Fees to Board members

In special cases, Board members elected by the General Meeting of AddLife may be remunerated for services within their respective areas of expertise that do not constitute Board work, for a limited period. For these services (including services performed through a company wholly owned by a Board member), a market‑based fee shall be paid, provided that such services contribute to the implementation of AddLife’s business strategy and the safeguarding of AddLife’s long‑term interests, including its sustainability. Such consultancy fees may never exceed twice the annual Board fee for each Board member.

Salaries and terms of employment for employees

In preparing the Board of Directors’ proposal for these remuneration guidelines, salaries and terms of employment for the Company’s employees have been taken into account, in that information on employees’ total remuneration, the components of the remuneration and the increase and rate of increase over time has formed part of the Remuneration Committee’s and the Board’s decision‑making basis when evaluating the appropriateness of the guidelines and the limitations that follow from them.

Preparation and decision‑making process

The Board of Directors has established a Remuneration Committee. The tasks of the Committee include, among other things, preparing principles for remuneration to senior executives and the Board’s decision on proposals for guidelines for remuneration to senior executives. The Board of Directors shall draw up proposals for new guidelines at least every four years and present the proposal for resolution at the Annual General Meeting. The guidelines shall apply until new guidelines are adopted by the General Meeting. The Remuneration Committee shall also monitor and evaluate programmes for variable remuneration to senior executives, the application of the guidelines for remuneration to senior executives, and current remuneration structures and remuneration levels in the Company. Remuneration to the CEO shall be decided within the framework of the approved principles by the Board of Directors following preparation and recommendation from the Remuneration Committee. Remuneration to other senior executives shall be decided by the CEO within the framework of the established principles and after consultation with the Remuneration Committee. When the Board of Directors considers and resolves on remuneration‑related matters, the CEO and other senior executives do not participate to the extent that they are affected by the matters.

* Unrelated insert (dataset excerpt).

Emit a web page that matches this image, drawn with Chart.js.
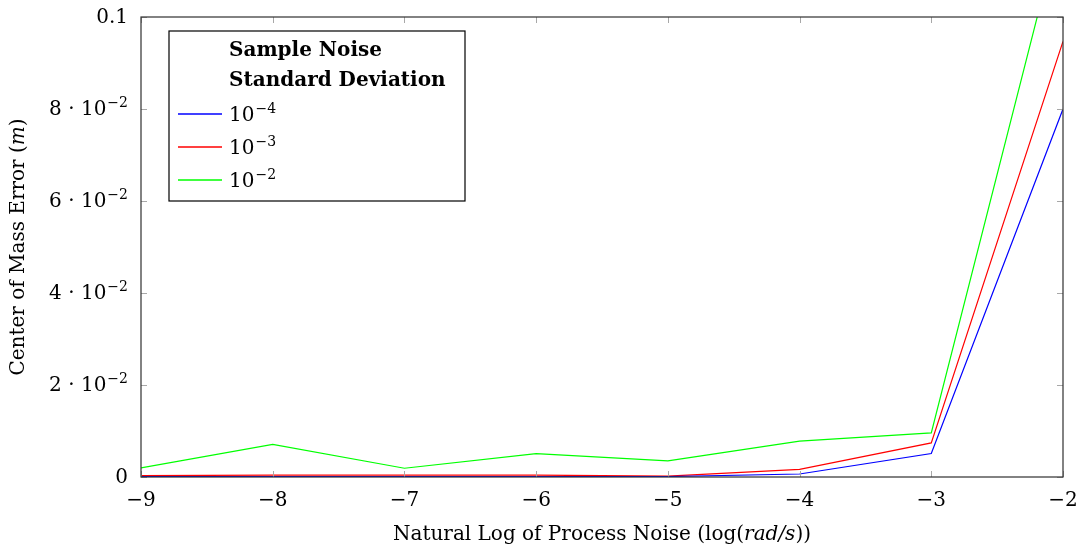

Deviations from the guidelines

The Board of Directors may decide to deviate from the guidelines, in whole or in part, if in an individual case there are special reasons for doing so and a deviation is necessary to meet the Company’s long‑term interests, including its sustainability, or to ensure the Company’s financial viability. As stated above, it is part of the tasks of the Remuneration Committee to prepare the Board’s decisions in remuneration matters, which includes decisions on deviations from the guidelines.